### WHAT IS ASKED
All lines below must be repeated exactly, with the pictures omitted.

### RECORDED DATA
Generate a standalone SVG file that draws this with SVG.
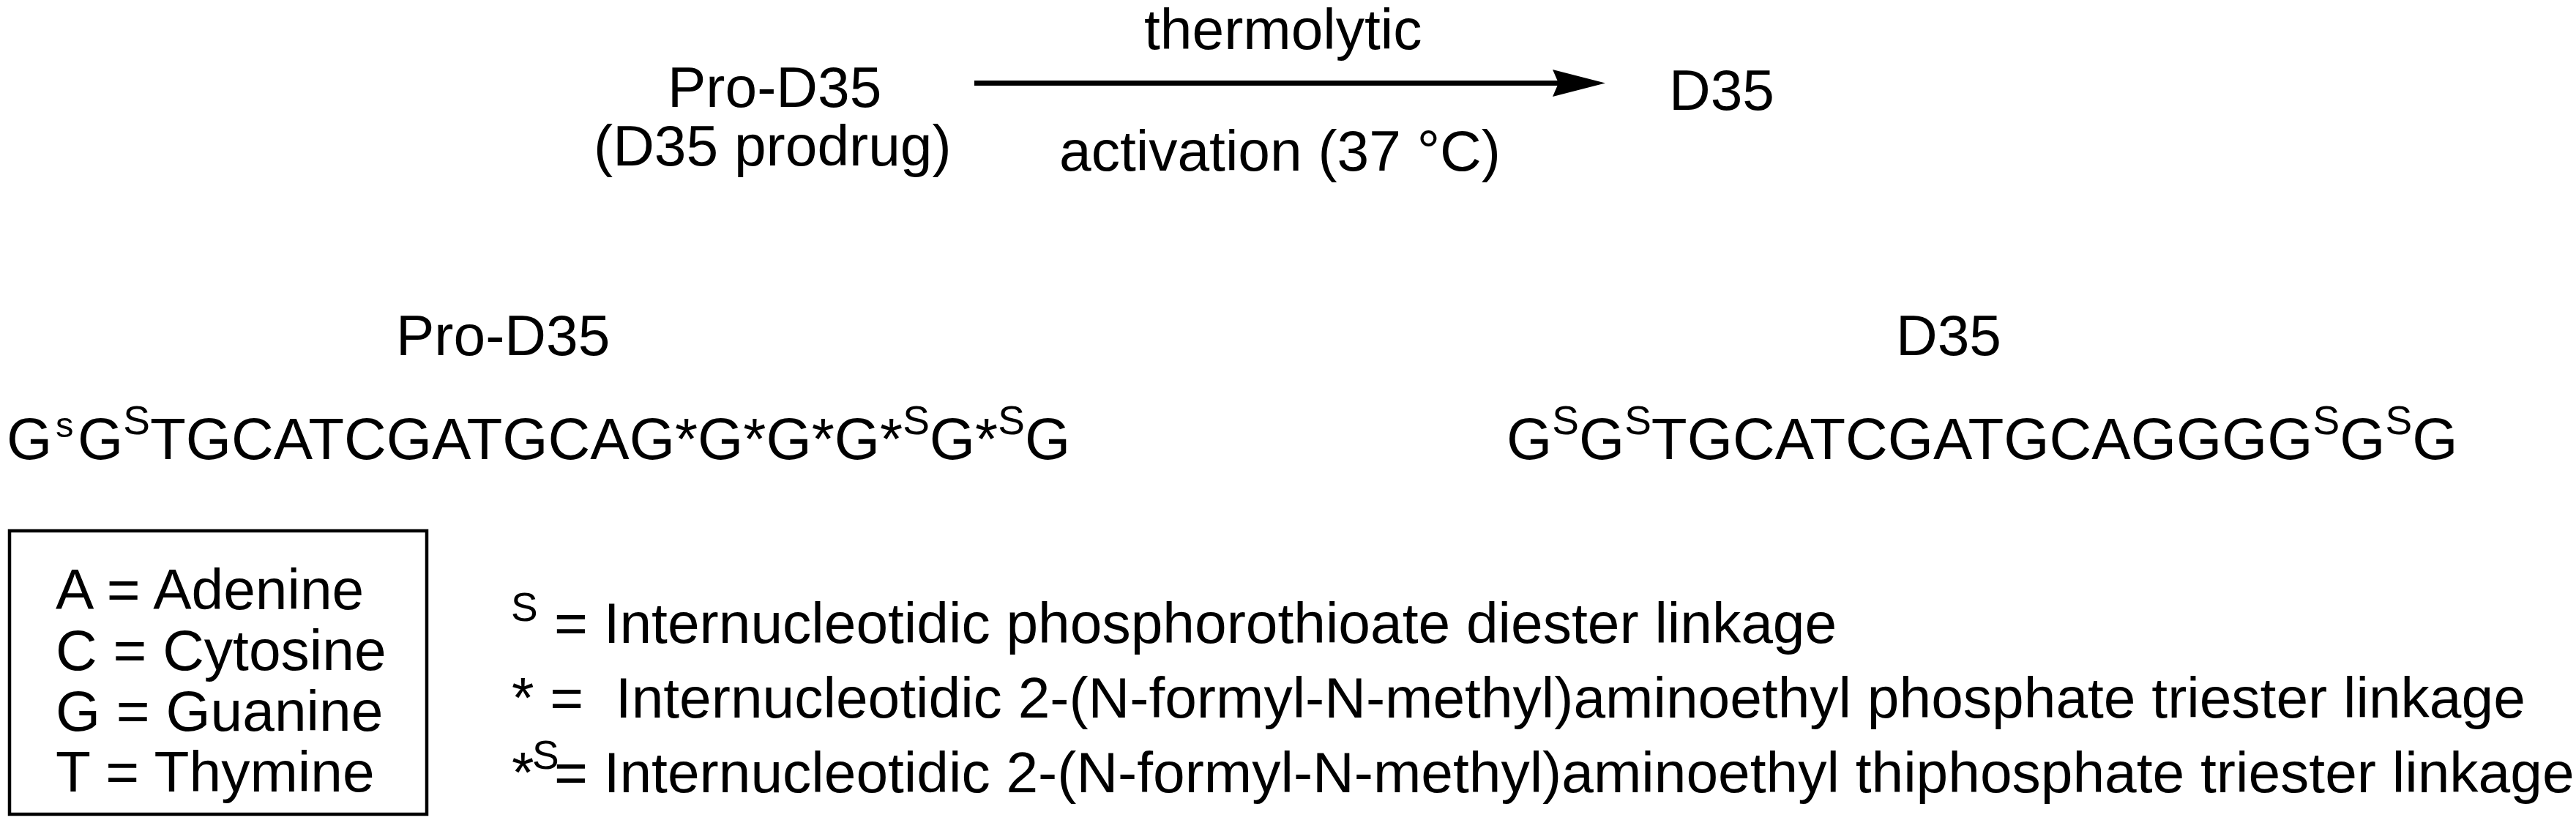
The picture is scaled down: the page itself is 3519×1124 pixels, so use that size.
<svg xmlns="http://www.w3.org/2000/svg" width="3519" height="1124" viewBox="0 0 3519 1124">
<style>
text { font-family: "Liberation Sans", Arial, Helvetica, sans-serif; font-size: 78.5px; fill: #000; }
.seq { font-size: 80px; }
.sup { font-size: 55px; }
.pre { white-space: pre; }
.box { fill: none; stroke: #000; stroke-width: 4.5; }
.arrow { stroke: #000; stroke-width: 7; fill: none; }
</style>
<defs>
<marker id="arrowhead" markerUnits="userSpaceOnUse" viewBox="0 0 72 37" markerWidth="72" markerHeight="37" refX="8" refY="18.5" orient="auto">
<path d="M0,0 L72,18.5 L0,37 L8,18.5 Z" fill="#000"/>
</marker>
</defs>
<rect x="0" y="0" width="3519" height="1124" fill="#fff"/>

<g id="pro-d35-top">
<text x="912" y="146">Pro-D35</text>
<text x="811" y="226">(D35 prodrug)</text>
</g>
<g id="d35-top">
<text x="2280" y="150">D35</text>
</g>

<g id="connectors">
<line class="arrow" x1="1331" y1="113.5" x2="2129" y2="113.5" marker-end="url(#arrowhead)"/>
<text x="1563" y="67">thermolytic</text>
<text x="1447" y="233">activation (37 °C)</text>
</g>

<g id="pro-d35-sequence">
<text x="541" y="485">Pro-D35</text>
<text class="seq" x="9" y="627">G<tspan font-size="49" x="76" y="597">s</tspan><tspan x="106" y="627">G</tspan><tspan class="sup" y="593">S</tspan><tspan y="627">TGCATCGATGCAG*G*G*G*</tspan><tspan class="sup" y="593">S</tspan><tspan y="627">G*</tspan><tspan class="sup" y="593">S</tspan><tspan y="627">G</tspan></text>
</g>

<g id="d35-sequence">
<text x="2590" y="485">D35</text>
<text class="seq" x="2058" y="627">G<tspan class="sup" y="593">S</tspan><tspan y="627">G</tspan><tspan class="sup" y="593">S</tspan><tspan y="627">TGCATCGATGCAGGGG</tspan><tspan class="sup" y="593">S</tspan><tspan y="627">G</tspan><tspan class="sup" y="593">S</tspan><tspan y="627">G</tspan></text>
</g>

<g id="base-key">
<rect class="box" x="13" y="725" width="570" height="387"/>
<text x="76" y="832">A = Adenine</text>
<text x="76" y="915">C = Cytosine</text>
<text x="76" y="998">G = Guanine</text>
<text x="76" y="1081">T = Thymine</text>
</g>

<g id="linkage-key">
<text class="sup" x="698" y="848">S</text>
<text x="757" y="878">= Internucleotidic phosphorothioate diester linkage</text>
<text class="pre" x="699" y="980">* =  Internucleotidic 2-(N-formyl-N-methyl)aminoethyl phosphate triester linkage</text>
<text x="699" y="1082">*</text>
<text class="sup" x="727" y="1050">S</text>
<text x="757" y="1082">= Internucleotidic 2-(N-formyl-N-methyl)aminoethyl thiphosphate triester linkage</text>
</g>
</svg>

### RESULT OF THE EXERCISE
Generate a standalone SVG file that draws this with SVG.
The picture is scaled down: the page itself is 3519×1124 pixels, so use that size.
<svg xmlns="http://www.w3.org/2000/svg" width="3519" height="1124" viewBox="0 0 3519 1124">
<style>
text { font-family: "Liberation Sans", Arial, Helvetica, sans-serif; font-size: 78.5px; fill: #000; }
.seq { font-size: 80px; }
.sup { font-size: 55px; }
.pre { white-space: pre; }
.box { fill: none; stroke: #000; stroke-width: 4.5; }
.arrow { stroke: #000; stroke-width: 7; fill: none; }
</style>
<defs>
<marker id="arrowhead" markerUnits="userSpaceOnUse" viewBox="0 0 72 37" markerWidth="72" markerHeight="37" refX="8" refY="18.5" orient="auto">
<path d="M0,0 L72,18.5 L0,37 L8,18.5 Z" fill="#000"/>
</marker>
</defs>
<rect x="0" y="0" width="3519" height="1124" fill="#fff"/>

<g id="pro-d35-top">
<text x="912" y="146">Pro-D35</text>
<text x="811" y="226">(D35 prodrug)</text>
</g>
<g id="d35-top">
<text x="2280" y="150">D35</text>
</g>

<g id="connectors">
<line class="arrow" x1="1331" y1="113.5" x2="2129" y2="113.5" marker-end="url(#arrowhead)"/>
<text x="1563" y="67">thermolytic</text>
<text x="1447" y="233">activation (37 °C)</text>
</g>

<g id="pro-d35-sequence">
<text x="541" y="485">Pro-D35</text>
<text class="seq" x="9" y="627">G<tspan font-size="49" x="76" y="597">s</tspan><tspan x="106" y="627">G</tspan><tspan class="sup" y="593">S</tspan><tspan y="627">TGCATCGATGCAG*G*G*G*</tspan><tspan class="sup" y="593">S</tspan><tspan y="627">G*</tspan><tspan class="sup" y="593">S</tspan><tspan y="627">G</tspan></text>
</g>

<g id="d35-sequence">
<text x="2590" y="485">D35</text>
<text class="seq" x="2058" y="627">G<tspan class="sup" y="593">S</tspan><tspan y="627">G</tspan><tspan class="sup" y="593">S</tspan><tspan y="627">TGCATCGATGCAGGGG</tspan><tspan class="sup" y="593">S</tspan><tspan y="627">G</tspan><tspan class="sup" y="593">S</tspan><tspan y="627">G</tspan></text>
</g>

<g id="base-key">
<rect class="box" x="13" y="725" width="570" height="387"/>
<text x="76" y="832">A = Adenine</text>
<text x="76" y="915">C = Cytosine</text>
<text x="76" y="998">G = Guanine</text>
<text x="76" y="1081">T = Thymine</text>
</g>

<g id="linkage-key">
<text class="sup" x="698" y="848">S</text>
<text x="757" y="878">= Internucleotidic phosphorothioate diester linkage</text>
<text class="pre" x="699" y="980">* =  Internucleotidic 2-(N-formyl-N-methyl)aminoethyl phosphate triester linkage</text>
<text x="699" y="1082">*</text>
<text class="sup" x="727" y="1050">S</text>
<text x="757" y="1082">= Internucleotidic 2-(N-formyl-N-methyl)aminoethyl thiphosphate triester linkage</text>
</g>
</svg>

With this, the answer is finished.